4.—(1) In the case of mixed contracts which have as their subject-matter different types of procurement all of which are covered by this Part—

(a) contracts which have as their subject-matter two or more types of procurement (works, services or supplies) shall be awarded in accordance with the provisions applicable to the type of procurement that characterises the main subject-matter of the contract in question; and

(b) in the case of—

(i)mixed contracts consisting partly of services to which Section 7 applies and partly of other services, or

(ii)mixed contracts consisting partly of services and partly of supplies,

the main subject-matter shall be determined in accordance with which of the estimated values of the respective services, or of the respective services and supplies, is the highest.
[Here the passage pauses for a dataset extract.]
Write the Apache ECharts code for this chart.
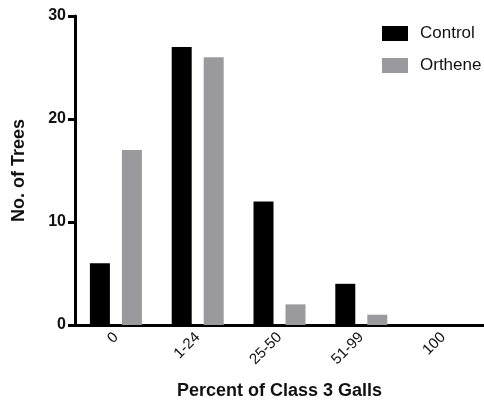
<!DOCTYPE html>
<html>
<head>
<meta charset="utf-8">
<script src="https://cdn.jsdelivr.net/npm/echarts@6/dist/echarts.min.js"></script>
<style>
  html, body { margin: 0; padding: 0; background: #fff; }
  #chart { width: 484px; height: 405px; }
</style>
</head>
<body>
<div id="chart"></div>
<script>
// Gall severity classes and tree counts per treatment
const categories = ['0', '1-24', '25-50', '51-99', '100'];
const controlTrees = [6, 27, 12, 4, 0];
const ortheneTrees = [17, 26, 2, 1, 0];
const yTicks = [0, 10, 20, 30];

const FONT = '"Liberation Sans", Arial, sans-serif';

const chart = echarts.init(document.getElementById('chart'));
chart.setOption({
  animation: false,
  backgroundColor: '#fff',
  textStyle: { fontFamily: FONT },
  legend: {
    left: 377,
    top: 20,
    orient: 'vertical',
    itemWidth: 26,
    itemHeight: 15,
    itemGap: 15,
    icon: 'rect',
    textStyle: { fontFamily: FONT, fontSize: 17, color: '#111', padding: [0, 0, 0, 7] },
    data: ['Control', 'Orthene']
  },
  grid: { left: 75, right: 0, top: 16, bottom: 80, containLabel: false },
  xAxis: {
    type: 'category',
    data: categories,
    name: 'Percent of Class 3 Galls',
    nameLocation: 'middle',
    nameGap: 57,
    nameTextStyle: { fontFamily: FONT, fontSize: 18, fontWeight: 'bold', color: '#111' },
    axisLine: { lineStyle: { color: '#000', width: 3 } },
    axisTick: { alignWithLabel: true, length: 6, lineStyle: { color: '#000', width: 3 } },
    axisLabel: { rotate: 45, margin: 10, fontFamily: FONT, fontSize: 15, color: '#111' }
  },
  yAxis: {
    type: 'value',
    min: 0,
    max: yTicks[yTicks.length - 1],
    interval: 10,
    name: 'No. of Trees',
    nameLocation: 'middle',
    nameGap: 47,
    nameTextStyle: { fontFamily: FONT, fontSize: 18, fontWeight: 'bold', color: '#111' },
    axisLine: { show: true, lineStyle: { color: '#000', width: 3 } },
    axisTick: { show: true, length: 7, lineStyle: { color: '#000', width: 3 } },
    axisLabel: { margin: 9, fontFamily: FONT, fontSize: 16, fontWeight: 'bold', color: '#111' },
    splitLine: { show: false }
  },
  series: [
    {
      name: 'Control',
      type: 'bar',
      data: controlTrees,
      barWidth: 20,
      barGap: '60%',
      itemStyle: { color: '#000' }
    },
    {
      name: 'Orthene',
      type: 'bar',
      data: ortheneTrees,
      barWidth: 20,
      itemStyle: { color: '#9a9a9e' }
    }
  ]
});
</script>
</body>
</html>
(2) In the case of contracts which have as their subject-matter procurement covered by this Part and procurement not covered by this Part—

(a)where the different parts of a given contract are objectively separable—

(i)contracting authorities may choose to award separate contracts for the separate parts or to award a single contract;

(ii)where contracting authorities choose to award separate contracts for separate parts, the decision as to which legal regime applies to any one of such separate contracts shall be taken on the basis of the characteristics of the separate part concerned;

(iii) where contracting authorities choose to award a single contract, this Part applies to the ensuing mixed contract, irrespective of—

(aa) the value of the parts that would otherwise fall under a different legal regime, and

(bb) which legal regime those parts would otherwise have been subject to;

(b) where the different parts of a given contract are objectively not separable, the applicable legal regime shall be determined on the basis of the main subject-matter of that contract; and

(iv)where, in the case of mixed contracts containing elements of public contracts covered by this Part and of concession contracts, contracting authorities choose to award a single contract, that contract shall be awarded in accordance with this Part, provided that the estimated value of the part of the contract which constitutes a public contract covered by this Part, calculated in accordance with regulation 6, is equal to or greater than the relevant threshold set out in regulation 5;”.

(2A) In the case of contracts which have as their subject-matter both procurement covered by this Part and procurement for the pursuit of an activity which is subject to the Utilities Contracts Regulations 2016, the applicable rules shall, despite paragraph (2), be determined by regulations 6 and 7 of those Regulations.

(3) But where part of a given contract is covered by Article 346 of TFEU or the Defence and Security Regulations, regulation 16 applies instead of paragraph (1) to (2A).